Reproduce the material below line by line, beginning with its first line and ending with the line that contains "minimum width=204pt, minimum"; leave out pictures.

--- start Material provided ---

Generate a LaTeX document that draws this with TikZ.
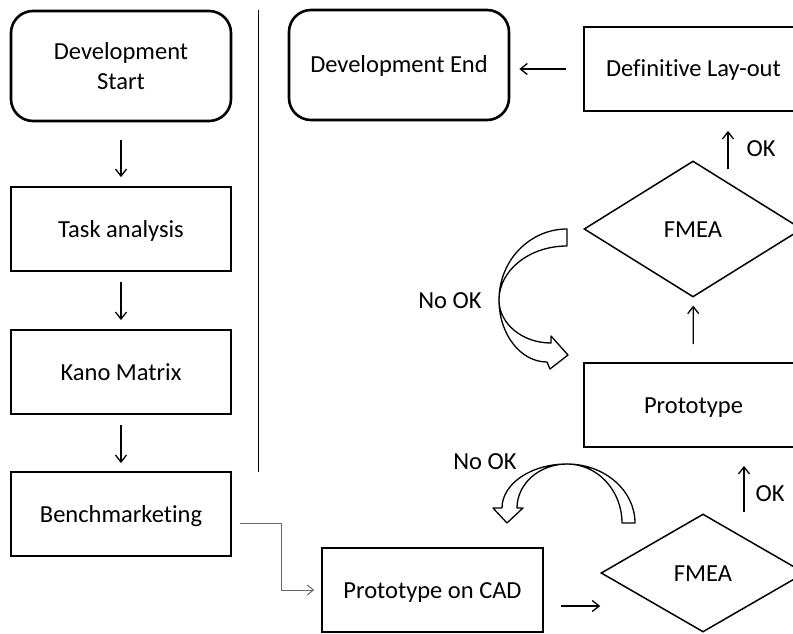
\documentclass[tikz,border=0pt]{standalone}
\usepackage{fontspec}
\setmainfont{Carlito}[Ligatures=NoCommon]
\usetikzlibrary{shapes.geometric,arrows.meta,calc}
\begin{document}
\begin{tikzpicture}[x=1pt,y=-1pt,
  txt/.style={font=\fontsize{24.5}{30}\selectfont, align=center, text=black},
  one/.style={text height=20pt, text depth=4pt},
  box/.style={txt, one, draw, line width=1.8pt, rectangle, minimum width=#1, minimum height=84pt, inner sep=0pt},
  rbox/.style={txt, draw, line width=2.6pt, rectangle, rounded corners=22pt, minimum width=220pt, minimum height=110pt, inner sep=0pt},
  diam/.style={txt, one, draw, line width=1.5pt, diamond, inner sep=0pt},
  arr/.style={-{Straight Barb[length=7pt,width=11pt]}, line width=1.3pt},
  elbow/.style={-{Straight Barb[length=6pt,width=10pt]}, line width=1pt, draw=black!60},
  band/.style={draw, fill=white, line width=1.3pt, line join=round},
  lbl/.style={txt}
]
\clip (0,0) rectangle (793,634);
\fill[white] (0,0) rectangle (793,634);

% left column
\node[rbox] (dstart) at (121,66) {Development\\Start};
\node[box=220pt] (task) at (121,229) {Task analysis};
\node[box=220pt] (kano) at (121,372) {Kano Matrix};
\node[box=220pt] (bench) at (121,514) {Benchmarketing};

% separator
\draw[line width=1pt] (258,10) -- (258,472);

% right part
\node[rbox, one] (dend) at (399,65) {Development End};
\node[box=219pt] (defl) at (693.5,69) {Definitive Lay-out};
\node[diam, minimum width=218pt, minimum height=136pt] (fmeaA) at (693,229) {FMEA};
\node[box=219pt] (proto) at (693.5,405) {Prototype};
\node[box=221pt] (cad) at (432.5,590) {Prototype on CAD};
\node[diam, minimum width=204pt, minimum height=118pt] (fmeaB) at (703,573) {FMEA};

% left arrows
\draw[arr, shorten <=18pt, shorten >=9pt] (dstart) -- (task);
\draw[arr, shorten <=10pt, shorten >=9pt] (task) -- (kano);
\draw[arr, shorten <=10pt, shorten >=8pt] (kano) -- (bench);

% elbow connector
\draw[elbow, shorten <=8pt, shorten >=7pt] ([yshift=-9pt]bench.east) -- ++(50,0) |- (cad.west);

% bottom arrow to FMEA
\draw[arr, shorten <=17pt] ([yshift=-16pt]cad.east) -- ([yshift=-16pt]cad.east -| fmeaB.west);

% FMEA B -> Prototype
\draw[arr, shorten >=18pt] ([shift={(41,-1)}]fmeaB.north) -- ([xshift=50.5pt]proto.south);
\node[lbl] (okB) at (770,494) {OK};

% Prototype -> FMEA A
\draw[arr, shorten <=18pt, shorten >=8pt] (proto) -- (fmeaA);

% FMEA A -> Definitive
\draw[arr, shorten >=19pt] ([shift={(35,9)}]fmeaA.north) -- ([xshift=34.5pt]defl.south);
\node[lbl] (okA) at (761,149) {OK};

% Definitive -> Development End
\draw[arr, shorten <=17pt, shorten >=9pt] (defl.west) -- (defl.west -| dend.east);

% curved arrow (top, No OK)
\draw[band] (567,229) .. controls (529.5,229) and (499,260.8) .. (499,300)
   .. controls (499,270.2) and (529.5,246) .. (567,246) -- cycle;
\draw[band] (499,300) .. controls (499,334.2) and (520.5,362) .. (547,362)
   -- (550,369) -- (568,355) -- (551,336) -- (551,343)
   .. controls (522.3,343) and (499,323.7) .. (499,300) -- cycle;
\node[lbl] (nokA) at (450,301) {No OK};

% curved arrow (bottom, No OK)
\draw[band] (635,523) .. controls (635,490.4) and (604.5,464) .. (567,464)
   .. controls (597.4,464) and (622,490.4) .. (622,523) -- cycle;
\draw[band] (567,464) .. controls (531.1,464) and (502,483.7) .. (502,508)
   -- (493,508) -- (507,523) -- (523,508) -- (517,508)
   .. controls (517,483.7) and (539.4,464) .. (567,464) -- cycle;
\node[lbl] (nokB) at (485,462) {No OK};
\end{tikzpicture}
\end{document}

--- end Material provided ---

* Answer to the task:
Generate a LaTeX document that draws this with TikZ.
\documentclass[tikz,border=0pt]{standalone}
\usepackage{fontspec}
\setmainfont{Carlito}[Ligatures=NoCommon]
\usetikzlibrary{shapes.geometric,arrows.meta,calc}
\begin{document}
\begin{tikzpicture}[x=1pt,y=-1pt,
  txt/.style={font=\fontsize{24.5}{30}\selectfont, align=center, text=black},
  one/.style={text height=20pt, text depth=4pt},
  box/.style={txt, one, draw, line width=1.8pt, rectangle, minimum width=#1, minimum height=84pt, inner sep=0pt},
  rbox/.style={txt, draw, line width=2.6pt, rectangle, rounded corners=22pt, minimum width=220pt, minimum height=110pt, inner sep=0pt},
  diam/.style={txt, one, draw, line width=1.5pt, diamond, inner sep=0pt},
  arr/.style={-{Straight Barb[length=7pt,width=11pt]}, line width=1.3pt},
  elbow/.style={-{Straight Barb[length=6pt,width=10pt]}, line width=1pt, draw=black!60},
  band/.style={draw, fill=white, line width=1.3pt, line join=round},
  lbl/.style={txt}
]
\clip (0,0) rectangle (793,634);
\fill[white] (0,0) rectangle (793,634);

% left column
\node[rbox] (dstart) at (121,66) {Development\\Start};
\node[box=220pt] (task) at (121,229) {Task analysis};
\node[box=220pt] (kano) at (121,372) {Kano Matrix};
\node[box=220pt] (bench) at (121,514) {Benchmarketing};

% separator
\draw[line width=1pt] (258,10) -- (258,472);

% right part
\node[rbox, one] (dend) at (399,65) {Development End};
\node[box=219pt] (defl) at (693.5,69) {Definitive Lay-out};
\node[diam, minimum width=218pt, minimum height=136pt] (fmeaA) at (693,229) {FMEA};
\node[box=219pt] (proto) at (693.5,405) {Prototype};
\node[box=221pt] (cad) at (432.5,590) {Prototype on CAD};
\node[diam, minimum width=204pt, minimum height=118pt] (fmeaB) at (703,573) {FMEA};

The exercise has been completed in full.